→ **DIRECTIONS**: Wherever a line holds the string "chart", copy that line.

→ **DATA BLOCK**:
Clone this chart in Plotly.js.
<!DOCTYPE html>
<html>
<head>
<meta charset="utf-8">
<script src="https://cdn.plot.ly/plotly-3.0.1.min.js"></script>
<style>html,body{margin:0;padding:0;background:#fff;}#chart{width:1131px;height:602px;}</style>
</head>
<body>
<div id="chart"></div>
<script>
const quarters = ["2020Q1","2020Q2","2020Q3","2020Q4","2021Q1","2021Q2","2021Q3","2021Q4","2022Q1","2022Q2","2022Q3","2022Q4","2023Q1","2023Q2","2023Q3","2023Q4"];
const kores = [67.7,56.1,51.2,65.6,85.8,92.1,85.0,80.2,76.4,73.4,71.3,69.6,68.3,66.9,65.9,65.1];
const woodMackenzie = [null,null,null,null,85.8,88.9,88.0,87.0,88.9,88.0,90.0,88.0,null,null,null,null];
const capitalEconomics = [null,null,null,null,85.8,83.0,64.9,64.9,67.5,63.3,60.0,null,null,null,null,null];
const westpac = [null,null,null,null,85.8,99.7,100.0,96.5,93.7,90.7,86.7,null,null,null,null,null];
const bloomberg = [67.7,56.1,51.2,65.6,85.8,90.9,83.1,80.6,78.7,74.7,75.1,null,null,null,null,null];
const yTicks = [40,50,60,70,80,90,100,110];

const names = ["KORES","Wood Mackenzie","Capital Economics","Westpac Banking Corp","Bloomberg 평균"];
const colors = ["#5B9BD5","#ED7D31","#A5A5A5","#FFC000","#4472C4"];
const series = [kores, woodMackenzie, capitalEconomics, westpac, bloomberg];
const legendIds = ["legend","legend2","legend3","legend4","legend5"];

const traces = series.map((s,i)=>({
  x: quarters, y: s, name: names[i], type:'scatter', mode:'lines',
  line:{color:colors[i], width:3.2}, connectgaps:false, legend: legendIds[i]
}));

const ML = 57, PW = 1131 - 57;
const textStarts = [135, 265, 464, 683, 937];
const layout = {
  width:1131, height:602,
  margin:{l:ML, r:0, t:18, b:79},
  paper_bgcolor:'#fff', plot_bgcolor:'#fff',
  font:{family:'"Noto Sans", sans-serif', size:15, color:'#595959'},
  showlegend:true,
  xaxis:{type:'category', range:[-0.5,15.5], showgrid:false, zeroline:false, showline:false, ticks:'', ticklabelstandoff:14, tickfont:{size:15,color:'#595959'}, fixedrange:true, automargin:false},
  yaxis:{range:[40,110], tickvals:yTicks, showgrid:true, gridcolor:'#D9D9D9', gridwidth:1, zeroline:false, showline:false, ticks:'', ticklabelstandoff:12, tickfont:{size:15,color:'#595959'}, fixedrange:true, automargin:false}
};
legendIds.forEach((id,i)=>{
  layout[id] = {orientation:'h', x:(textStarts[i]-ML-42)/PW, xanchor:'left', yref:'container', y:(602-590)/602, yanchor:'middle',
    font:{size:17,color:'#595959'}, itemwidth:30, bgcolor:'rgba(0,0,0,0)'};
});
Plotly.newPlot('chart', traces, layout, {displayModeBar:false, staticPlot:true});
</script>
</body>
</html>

→ **OUTPUT FOR THIS EXERCISE**:
Clone this chart in Plotly.js.
<style>html,body{margin:0;padding:0;background:#fff;}#chart{width:1131px;height:602px;}</style>
<div id="chart"></div>
Plotly.newPlot('chart', traces, layout, {displayModeBar:false, staticPlot:true});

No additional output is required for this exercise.